→ **Stated goal**:
The material below has pictures in it. Set down only the lines from the line containing "Write a web" through the line containing "4.36, 4.47, 4.58, 4.69, 4.80, 4.91, 5.01];", word for word, and leave the pictures behind.

## BEGIN Supplied material

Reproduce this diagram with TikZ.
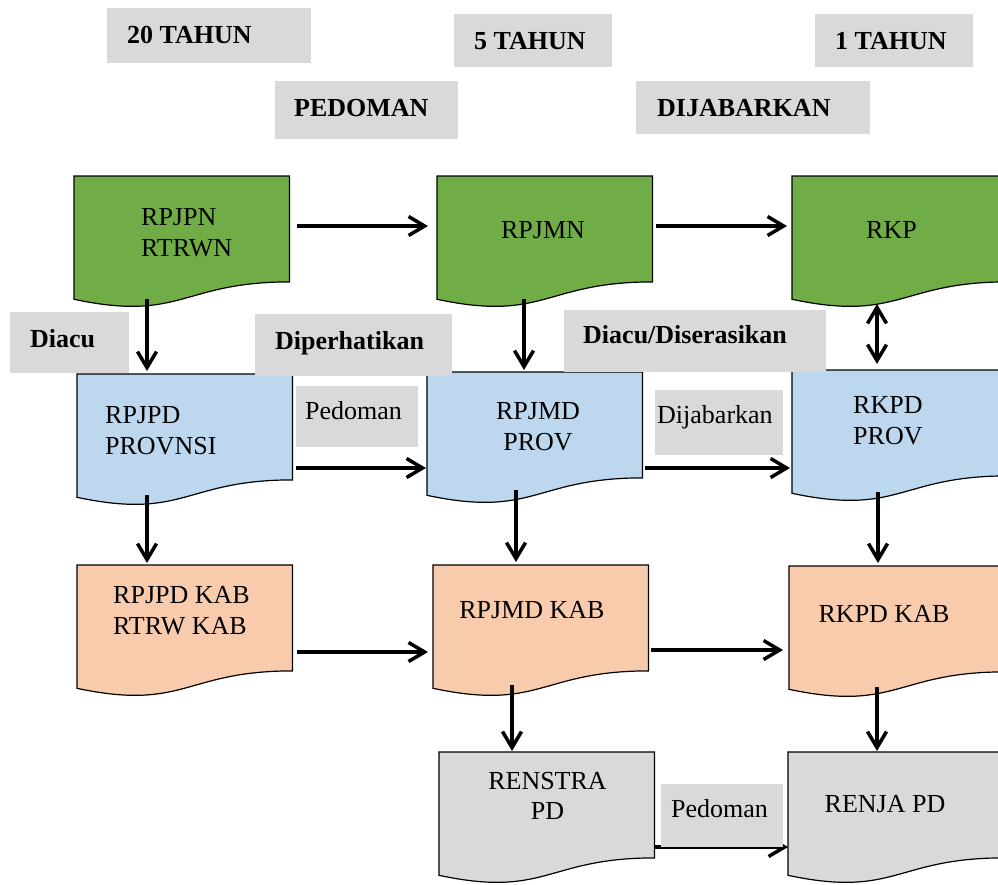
\documentclass[tikz,border=0pt]{standalone}
\usepackage{fontspec}
\setmainfont{Liberation Serif}
\usetikzlibrary{arrows.meta,calc}
\definecolor{cgreen}{HTML}{70AD47}
\definecolor{cblue}{HTML}{BDD7EE}
\definecolor{corange}{HTML}{F8CBAD}
\definecolor{cgray}{HTML}{D9D9D9}
\tikzset{
  docbox/.style={draw=none, inner sep=0pt, minimum width=215pt, minimum height=132pt, anchor=north west},
  docline/.style={draw=black, line width=1.2pt, line join=miter},
  txt/.style={font=\fontsize{26}{30.5}\selectfont, inner sep=0pt},
  btxt/.style={font=\fontsize{26}{30.5}\selectfont\bfseries, inner sep=0pt, anchor=base west},
  rtxt/.style={font=\fontsize{26}{30.5}\selectfont, inner sep=0pt, anchor=base west},
  lblbox/.style={fill=cgray, draw=none, inner sep=0pt},
  arr/.style={line width=3.5pt, -{Straight Barb[length=16pt,width=19pt]}},
  darr/.style={line width=3.5pt, {Straight Barb[length=16pt,width=19pt]}-{Straight Barb[length=16pt,width=19pt]}}
}
\newcommand{\docshape}[4]{%
  \node[docbox] (#1) at (#2,#3) {};
  \filldraw[docline, fill=#4] (#1.north west) -- (#1.north east)
    -- ($(#1.north east)+(0,105.9)$)
    .. controls ($(#1.north)+(0,105.9)$) and ($(#1.north)+(0,146.2)$) ..
    ($(#1.north west)+(0,123.3)$) -- cycle;
}
\begin{document}
\begin{tikzpicture}[x=1pt,y=-1pt]
\useasboundingbox (0,0) rectangle (998,884);
\clip (0,0) rectangle (998,884);

% shapes
\docshape{rpjpn}{74}{176}{cgreen}
\docshape{rpjmn}{437}{176}{cgreen}
\docshape{rkp}{792}{176}{cgreen}
\docshape{rpjpdprov}{77}{374}{cblue}
\docshape{rpjmdprov}{427}{372}{cblue}
\docshape{rkpdprov}{792}{370}{cblue}
\docshape{rpjpdkab}{77}{565}{corange}
\docshape{rpjmdkab}{433}{565}{corange}
\docshape{rkpdkab}{789}{566}{corange}
\docshape{renstra}{439}{752}{cgray}
\docshape{renja}{788}{752}{cgray}

% shape texts
\node[txt, align=left, anchor=west] (t-rpjpn) at (141,232.5) {RPJPN\\RTRWN};
\node[txt, anchor=base] (t-rpjmn) at (543,238) {RPJMN};
\node[txt, anchor=base] (t-rkp) at (891.5,238) {RKP};
\node[txt, align=left, anchor=west] (t-rpjpdprov) at (105,430.5) {RPJPD\\PROVNSI};
\node[txt, align=center] (t-rpjmdprov) at (538,426.5) {RPJMD\\PROV};
\node[txt, align=left, anchor=west] (t-rkpdprov) at (853,420.5) {RKPD\\PROV};
\node[txt, align=left, anchor=west] (t-rpjpdkab) at (113,610.5) {RPJPD KAB\\RTRW KAB};
\node[txt, anchor=base] (t-rpjmdkab) at (532,618) {RPJMD KAB};
\node[txt, anchor=base] (t-rkpdkab) at (884,622) {RKPD KAB};
\node[txt, align=center] (t-renstra) at (547.5,796) {RENSTRA\\PD};
\node[txt, anchor=base] (t-renja) at (885,812) {RENJA PD};

% arrows
\draw[arr] ($(rpjpn.north east)+(8,50)$) -- ($(rpjmn.north west)+(-9,50)$);
\draw[arr] ($(rpjmn.north east)+(4,50)$) -- ($(rkp.north west)+(-5,50)$);
\draw[arr] ($(rpjpn.north west)+(73,123)$) -- ($(rpjpdprov.north west)+(70,-3)$);
\draw[arr] ($(rpjmn.north west)+(87,123)$) -- ($(rpjmdprov.north west)+(97,-2)$);
\draw[darr] ($(rkp.north west)+(85,128)$) -- ($(rkpdprov.north west)+(85,-6)$);
\draw[arr] ($(rpjpdprov.north east)+(4,94)$) -- ($(rpjmdprov.north west)+(-1,96)$);
\draw[arr] ($(rpjmdprov.north east)+(3,96)$) -- ($(rkpdprov.north west)+(-2,98)$);
\draw[arr] ($(rpjpdprov.north west)+(70,121)$) -- ($(rpjpdkab.north west)+(70,-2)$);
\draw[arr] ($(rpjmdprov.north west)+(89,118)$) -- ($(rpjmdkab.north west)+(83,-3)$);
\draw[arr] ($(rkpdprov.north west)+(86,122)$) -- ($(rkpdkab.north west)+(89,-3)$);
\draw[arr] ($(rpjpdkab.north east)+(5,87)$) -- ($(rpjmdkab.north west)+(-5,87)$);
\draw[arr] ($(rpjmdkab.north east)+(3,85)$) -- ($(rkpdkab.north west)+(-6,84)$);
\draw[arr] ($(rpjmdkab.north west)+(79,120)$) -- ($(renstra.north west)+(73,-1)$);
\draw[arr] ($(rkpdkab.north west)+(88,121)$) -- ($(renja.north west)+(89,-1)$);
\draw[arr] ($(renstra.north east)+(0,95)$) -- ($(renja.north west)+(0,95)$);

% label boxes
\node[lblbox, minimum width=204pt, minimum height=55pt] (b-20) at (209,35.5) {};
\node[lblbox, minimum width=158pt, minimum height=53pt] (b-5) at (533,40.5) {};
\node[lblbox, minimum width=158pt, minimum height=53pt] (b-1) at (894,40.5) {};
\node[lblbox, minimum width=183pt, minimum height=58pt] (b-pedoman) at (366.5,110) {};
\node[lblbox, minimum width=234pt, minimum height=53pt] (b-dijabarkan) at (753,107.5) {};
\node[lblbox, minimum width=119pt, minimum height=61pt] (b-diacu) at (69.5,342.5) {};
\node[lblbox, minimum width=197pt, minimum height=62pt] (b-diperhatikan) at (353.5,345) {};
\node[lblbox, minimum width=262pt, minimum height=62pt] (b-diserasikan) at (695,341) {};
\node[lblbox, minimum width=122pt, minimum height=61pt] (b-ped1) at (357,416.5) {};
\node[lblbox, minimum width=128pt, minimum height=65pt] (b-dij1) at (719,422.5) {};
\node[lblbox, minimum width=122pt, minimum height=63pt] (b-ped2) at (722,815.5) {};

% label texts
\node[btxt] (l-20) at (127,43) {20 TAHUN};
\node[btxt] (l-5) at (474,49) {5 TAHUN};
\node[btxt] (l-1) at (835,49) {1 TAHUN};
\node[btxt] (l-pedoman) at (294,116) {PEDOMAN};
\node[btxt] (l-dijabarkan) at (657,116) {DIJABARKAN};
\node[btxt] (l-diacu) at (30,347) {Diacu};
\node[btxt] (l-diperhatikan) at (275,349) {Diperhatikan};
\node[btxt] (l-diserasikan) at (583,343) {Diacu/Diserasikan};
\node[rtxt] (l-ped1) at (305,419) {Pedoman};
\node[rtxt] (l-dij1) at (657,423) {Dijabarkan};
\node[rtxt] (l-ped2) at (671,817) {Pedoman};
\end{tikzpicture}
\end{document}
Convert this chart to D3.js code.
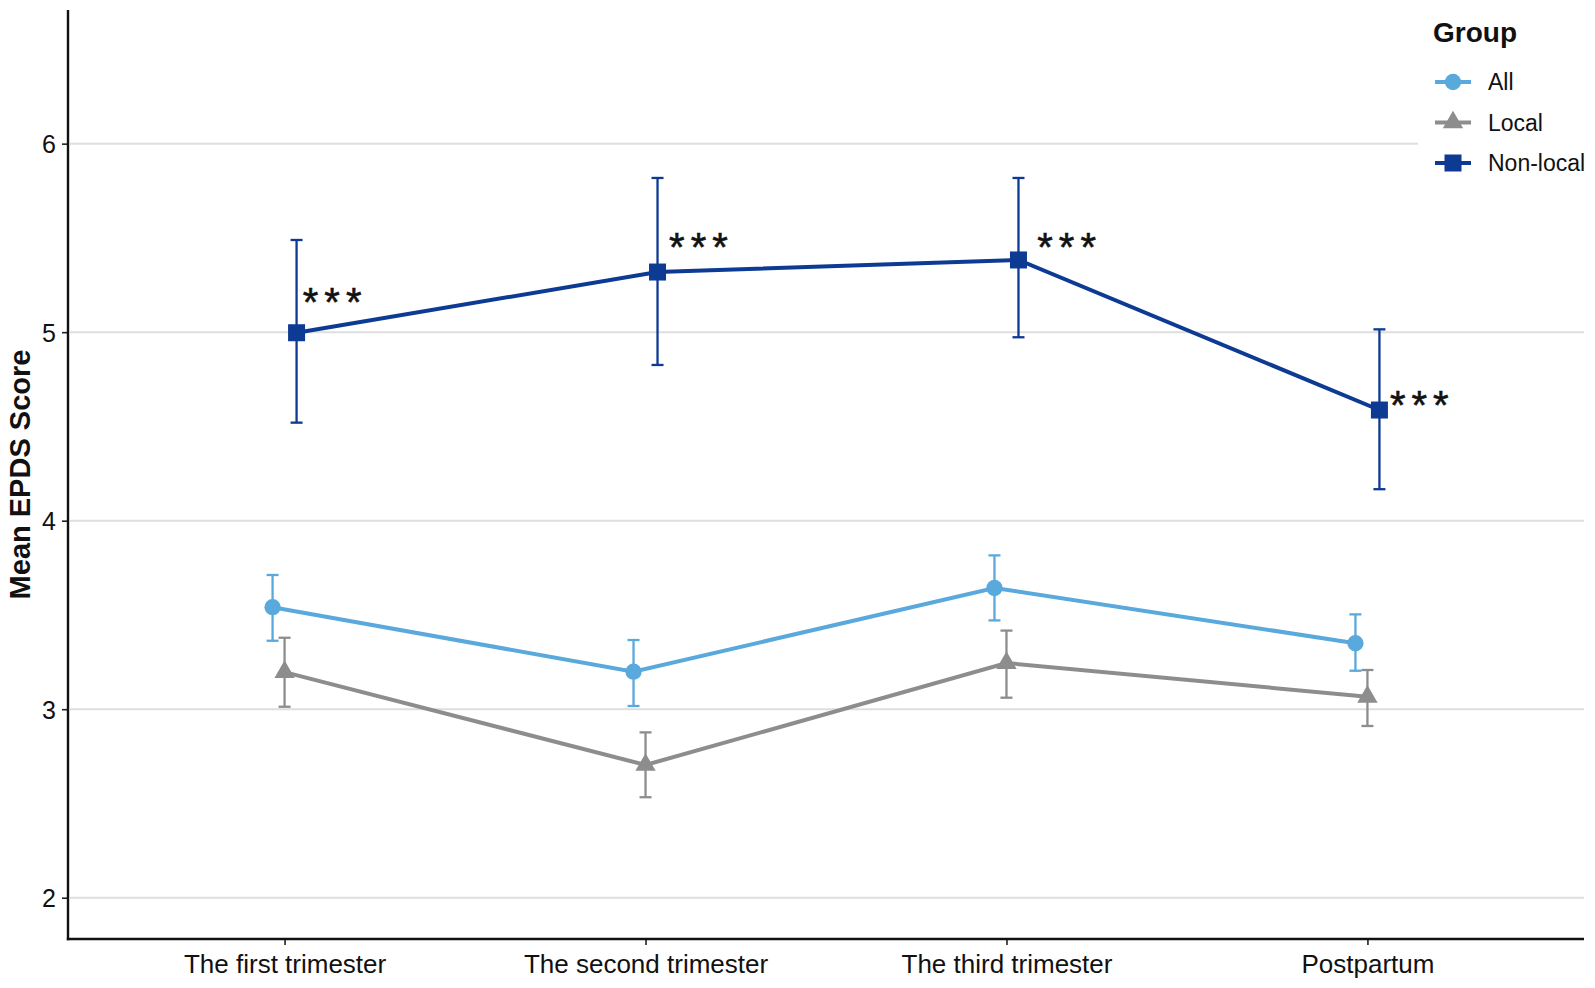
<!DOCTYPE html>
<html>
<head>
<meta charset="utf-8">
<script src="https://cdn.jsdelivr.net/npm/d3@7"></script>
<style>
  html, body { margin: 0; padding: 0; background: #fff; }
  svg { display: block; font-family: "Liberation Sans", Arial, sans-serif; }
</style>
</head>
<body>
<svg id="chart" width="1595" height="988"></svg>
<script>
// ---- data ----
const categories = ["The first trimester", "The second trimester", "The third trimester", "Postpartum"];
const groups = ["All", "Local", "Non-local"];

const allMean  = [3.541, 3.199, 3.643, 3.350];
const allLow   = [3.363, 3.017, 3.471, 3.204];
const allHigh  = [3.712, 3.367, 3.816, 3.503];

const localMean = [3.197, 2.704, 3.245, 3.066];
const localLow  = [3.013, 2.533, 3.061, 2.911];
const localHigh = [3.379, 2.877, 3.417, 3.208];

const nonlocalMean = [4.997, 5.319, 5.383, 4.587];
const nonlocalLow  = [4.520, 4.826, 4.973, 4.167];
const nonlocalHigh = [5.489, 5.818, 5.818, 5.015];

const yTicks = [2, 3, 4, 5, 6];
const sigLabels = ["***", "***", "***", "***"];
const sigY = [5.21, 5.50, 5.50, 4.66];          // label centre (score units)
const sigXOffset = [0.14, 0.155, 0.175, 0.152]; // offset from category (category units)

// ---- layout ----
const svg = d3.select("#chart");
const plotL = 68, plotR = 1584, plotT = 10, plotB = 939;

const x = d3.scalePoint().domain(categories).range([plotL, plotR]).padding(0.6);
const y = d3.scaleLinear().domain([1.781, 6.709]).range([plotB, plotT]);

const colors = { "All": "#5aa9dc", "Local": "#8d8d8d", "Non-local": "#0d3a93" };
const dodge = { "All": -12, "Local": 0, "Non-local": 12 };

const series = [
  { name: "All", mean: allMean, low: allLow, high: allHigh },
  { name: "Local", mean: localMean, low: localLow, high: localHigh },
  { name: "Non-local", mean: nonlocalMean, low: nonlocalLow, high: nonlocalHigh }
];

// gridlines
svg.append("g").selectAll("line").data(yTicks).join("line")
  .attr("x1", plotL + 2).attr("x2", plotR)
  .attr("y1", d => y(d)).attr("y2", d => y(d))
  .attr("stroke", "#dedede").attr("stroke-width", 2);

// axes
const yAxis = svg.append("g").attr("transform", `translate(${plotL},0)`)
  .call(d3.axisLeft(y).tickValues(yTicks).tickFormat(d3.format("d")).tickSize(6).tickPadding(6));
const xAxis = svg.append("g").attr("transform", `translate(0,${plotB})`)
  .call(d3.axisBottom(x).tickSize(6).tickPadding(10));
[yAxis, xAxis].forEach(a => {
  a.select(".domain").remove();
  a.selectAll(".tick line").attr("stroke", "#222").attr("stroke-width", 1.6);
  a.selectAll(".tick text").attr("fill", "#111").style("font-family", '"Liberation Sans", Arial, sans-serif');
});
yAxis.selectAll(".tick text").style("font-size", "25px").attr("dy", "0.36em");
xAxis.selectAll(".tick text").style("font-size", "26px").attr("dy", "0.71em");

svg.append("line").attr("x1", plotL).attr("x2", plotL).attr("y1", plotT).attr("y2", plotB + 1.2)
  .attr("stroke", "#111").attr("stroke-width", 2.4);
svg.append("line").attr("x1", plotL - 1.2).attr("x2", plotR).attr("y1", plotB).attr("y2", plotB)
  .attr("stroke", "#111").attr("stroke-width", 2.4);

// y title (centred on the panel)
svg.append("text")
  .attr("transform", `translate(30,${(plotT + plotB) / 2}) rotate(-90)`)
  .attr("text-anchor", "middle")
  .style("font-size", "29px").style("font-weight", "bold").attr("fill", "#111")
  .text("Mean EPDS Score");

// markers
function marker(g, name, size) {
  if (name === "All") {
    g.append("circle").attr("r", size * 0.48);
  } else if (name === "Local") {
    g.append("path").attr("d", d3.symbol(d3.symbolTriangle, size * size * 0.62)());
  } else {
    g.append("rect").attr("x", -size / 2).attr("y", -size / 2).attr("width", size).attr("height", size);
  }
}

series.forEach(s => {
  const g = svg.append("g");
  const col = colors[s.name];
  const px = i => x(categories[i]) + dodge[s.name];
  const idx = d3.range(categories.length);

  // error bars
  idx.forEach(i => {
    g.append("line").attr("x1", px(i)).attr("x2", px(i))
      .attr("y1", y(s.low[i])).attr("y2", y(s.high[i]))
      .attr("stroke", col).attr("stroke-width", 2.3);
    [s.low[i], s.high[i]].forEach(v => {
      g.append("line").attr("x1", px(i) - 6).attr("x2", px(i) + 6)
        .attr("y1", y(v)).attr("y2", y(v))
        .attr("stroke", col).attr("stroke-width", 2.3);
    });
  });

  // line
  g.append("path")
    .attr("d", d3.line().x(i => px(i)).y(i => y(s.mean[i]))(idx))
    .attr("fill", "none").attr("stroke", col).attr("stroke-width", 4);

  // points
  idx.forEach(i => {
    const m = g.append("g").attr("transform", `translate(${px(i)},${y(s.mean[i])})`).attr("fill", col);
    marker(m, s.name, 17);
  });
});

// significance labels
sigLabels.forEach((t, i) => {
  const cx = x(categories[i]) + sigXOffset[i] * x.step();
  svg.append("text")
    .attr("x", cx).attr("y", y(sigY[i]) + 23)
    .attr("text-anchor", "middle")
    .style("font-size", "40px").style("letter-spacing", "6px")
    .attr("stroke", "#111").attr("stroke-width", 0.6)
    .attr("fill", "#111")
    .text(t);
});

// legend
const lg = svg.append("g");
lg.append("rect").attr("x", 1418).attr("y", 0).attr("width", 177).attr("height", 186).attr("fill", "#fff");
lg.append("text").attr("x", 1433).attr("y", 42)
  .style("font-size", "28px").style("font-weight", "bold").attr("fill", "#111").text("Group");
groups.forEach((name, i) => {
  const yy = 82 + i * 40.5;
  const row = lg.append("g").attr("transform", `translate(0,${yy})`);
  row.append("line").attr("x1", 1435).attr("x2", 1471).attr("y1", 0).attr("y2", 0)
    .attr("stroke", colors[name]).attr("stroke-width", 4);
  const m = row.append("g").attr("transform", "translate(1453,0)").attr("fill", colors[name]);
  marker(m, name, 17);
  row.append("text").attr("x", 1488).attr("y", 0).attr("dy", "0.36em")
    .style("font-size", "23px").attr("fill", "#111").text(name);
});
</script>
</body>
</html>
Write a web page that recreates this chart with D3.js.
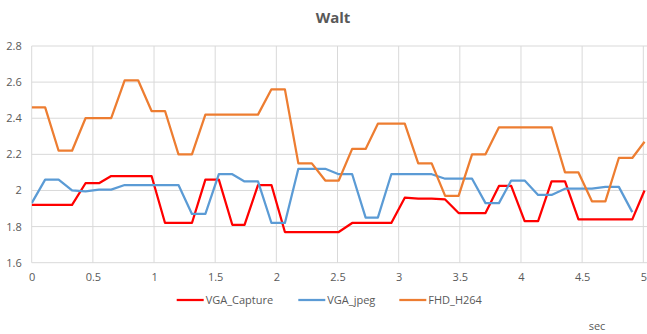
<!DOCTYPE html>
<html>
<head>
<meta charset="utf-8">
<script src="https://cdn.jsdelivr.net/npm/d3@7"></script>
<style>
  html, body { margin: 0; padding: 0; background: #fff; }
  svg { display: block; font-family: "Open Sans", "Liberation Sans", sans-serif; }
</style>
</head>
<body>
<svg id="chart" width="647" height="334"></svg>
<script>
// time stamps (sec)
const times = [0, 0.11, 0.22, 0.33, 0.44, 0.55, 0.65, 0.76, 0.87, 0.98,
  1.09, 1.20, 1.31, 1.42, 1.53, 1.64, 1.74, 1.85, 1.96, 2.07,
  2.18, 2.29, 2.40, 2.51, 2.62, 2.73, 2.83, 2.94, 3.05, 3.16,
  3.27, 3.38, 3.49, 3.60, 3.71, 3.82, 3.92, 4.03, 4.14, 4.25,
  4.36, 4.47, 4.58, 4.69, 4.80, 4.91, 5.01];

const vgaCapture = [1.92, 1.92, 1.92, 1.92, 2.04, 2.04, 2.08, 2.08, 2.08, 2.08,
  1.82, 1.82, 1.82, 2.06, 2.06, 1.81, 1.81, 2.03, 2.03, 1.77,
  1.77, 1.77, 1.77, 1.77, 1.82, 1.82, 1.82, 1.82, 1.96, 1.955,
  1.955, 1.95, 1.875, 1.875, 1.875, 2.025, 2.025, 1.83, 1.83, 2.05,
  2.05, 1.84, 1.84, 1.84, 1.84, 1.84, 2.0];

const vgaJpeg = [1.93, 2.06, 2.06, 2.00, 1.995, 2.005, 2.005, 2.03, 2.03, 2.03,
  2.03, 2.03, 1.87, 1.87, 2.09, 2.09, 2.05, 2.05, 1.82, 1.82,
  2.12, 2.12, 2.12, 2.09, 2.09, 1.85, 1.85, 2.09, 2.09, 2.09,
  2.09, 2.065, 2.065, 2.065, 1.93, 1.93, 2.055, 2.055, 1.975, 1.975,
  2.01, 2.01, 2.01, 2.02, 2.02, 1.88];

const fhdH264 = [2.46, 2.46, 2.22, 2.22, 2.40, 2.40, 2.40, 2.61, 2.61, 2.44,
  2.44, 2.20, 2.20, 2.42, 2.42, 2.42, 2.42, 2.42, 2.56, 2.56,
  2.15, 2.15, 2.055, 2.055, 2.23, 2.23, 2.37, 2.37, 2.37, 2.15,
  2.15, 1.97, 1.97, 2.20, 2.20, 2.35, 2.35, 2.35, 2.35, 2.35,
  2.10, 2.10, 1.94, 1.94, 2.18, 2.18, 2.27];

const xTicks = [0, 0.5, 1, 1.5, 2, 2.5, 3, 3.5, 4, 4.5, 5];
const yTicks = [1.6, 1.8, 2.0, 2.2, 2.4, 2.6, 2.8];
const yTickLabels = ["1.6", "1.8", "2", "2.2", "2.4", "2.6", "2.8"];

const seriesNames = ["VGA_Capture", "VGA_jpeg", "FHD_H264"];
const seriesColors = ["#FF0000", "#5B9BD5", "#ED7D31"];
const seriesValues = [vgaCapture, vgaJpeg, fhdH264];

const svg = d3.select("#chart");
const W = 647, H = 334;
const pLeft = 31.7, pRight = 643.3, pTop = 46, pBottom = 262.7;

const x = d3.scaleLinear().domain([0, 5]).range([pLeft, pRight]);
const y = d3.scaleLinear().domain([1.6, 2.8]).range([pBottom, pTop]);

const textColor = "#595959";
const gridColor = "#d9d9d9";

// horizontal grid
svg.append("g").selectAll("line").data(yTicks).join("line")
  .attr("x1", pLeft).attr("x2", W)
  .attr("y1", d => y(d)).attr("y2", d => y(d))
  .attr("stroke", gridColor).attr("stroke-width", 1);

// vertical grid
svg.append("g").selectAll("line").data(xTicks).join("line")
  .attr("x1", d => x(d)).attr("x2", d => x(d))
  .attr("y1", pTop).attr("y2", pBottom)
  .attr("stroke", gridColor).attr("stroke-width", 1);

// axes (labels only, via d3 axes)
const xAxis = d3.axisBottom(x).tickValues(xTicks).tickSize(0).tickPadding(0)
  .tickFormat(d3.format("~g"));
const gx = svg.append("g").attr("transform", `translate(0,${pBottom + 10})`).call(xAxis);
gx.select(".domain").remove();
gx.selectAll("text").attr("fill", textColor).attr("font-size", 11)
  .attr("font-family", "Open Sans, Liberation Sans, sans-serif");

const yAxis = d3.axisLeft(y).tickValues(yTicks).tickSize(0).tickPadding(0)
  .tickFormat((d, i) => yTickLabels[i]);
const gy = svg.append("g").attr("transform", `translate(${pLeft - 10},0)`).call(yAxis);
gy.select(".domain").remove();
gy.selectAll("text").attr("fill", textColor).attr("font-size", 11)
  .attr("font-family", "Open Sans, Liberation Sans, sans-serif");

// clip for plot
svg.append("clipPath").attr("id", "plotclip").append("rect")
  .attr("x", pLeft).attr("y", 0).attr("width", W - pLeft).attr("height", H);

const line = d3.line().x(d => x(d[0])).y(d => y(d[1]));
const plot = svg.append("g").attr("clip-path", "url(#plotclip)");
seriesValues.forEach((vals, k) => {
  const pts = vals.map((v, i) => [times[i], v]);
  plot.append("path").datum(pts)
    .attr("d", line)
    .attr("fill", "none")
    .attr("stroke", seriesColors[k])
    .attr("stroke-width", 2.25)
    .attr("stroke-linejoin", "round");
});

// title
svg.append("text").attr("x", 333).attr("y", 23).attr("text-anchor", "middle")
  .attr("font-size", 15).attr("font-weight", "bold").attr("fill", textColor)
  .text("Walt");

// legend
const legendX = [176.7, 298.3, 399.3];
const lg = svg.append("g");
seriesNames.forEach((name, k) => {
  lg.append("line").attr("x1", legendX[k]).attr("x2", legendX[k] + 27)
    .attr("y1", 300).attr("y2", 300)
    .attr("stroke", seriesColors[k]).attr("stroke-width", 2.25);
  lg.append("text").attr("x", legendX[k] + 29).attr("y", 304)
    .attr("font-size", 11).attr("fill", textColor).text(name);
});

// axis title
svg.append("text").attr("x", 597).attr("y", 330).attr("text-anchor", "middle")
  .attr("font-size", 11).attr("fill", textColor).text("sec");
</script>
</body>
</html>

## END Supplied material

→ **Output for this task**:
Write a web page that recreates this chart with D3.js.
<!DOCTYPE html>
<html>
<head>
<meta charset="utf-8">
<script src="https://cdn.jsdelivr.net/npm/d3@7"></script>
<style>
  html, body { margin: 0; padding: 0; background: #fff; }
  svg { display: block; font-family: "Open Sans", "Liberation Sans", sans-serif; }
</style>
</head>
<body>
<svg id="chart" width="647" height="334"></svg>
<script>
// time stamps (sec)
const times = [0, 0.11, 0.22, 0.33, 0.44, 0.55, 0.65, 0.76, 0.87, 0.98,
  1.09, 1.20, 1.31, 1.42, 1.53, 1.64, 1.74, 1.85, 1.96, 2.07,
  2.18, 2.29, 2.40, 2.51, 2.62, 2.73, 2.83, 2.94, 3.05, 3.16,
  3.27, 3.38, 3.49, 3.60, 3.71, 3.82, 3.92, 4.03, 4.14, 4.25,
  4.36, 4.47, 4.58, 4.69, 4.80, 4.91, 5.01];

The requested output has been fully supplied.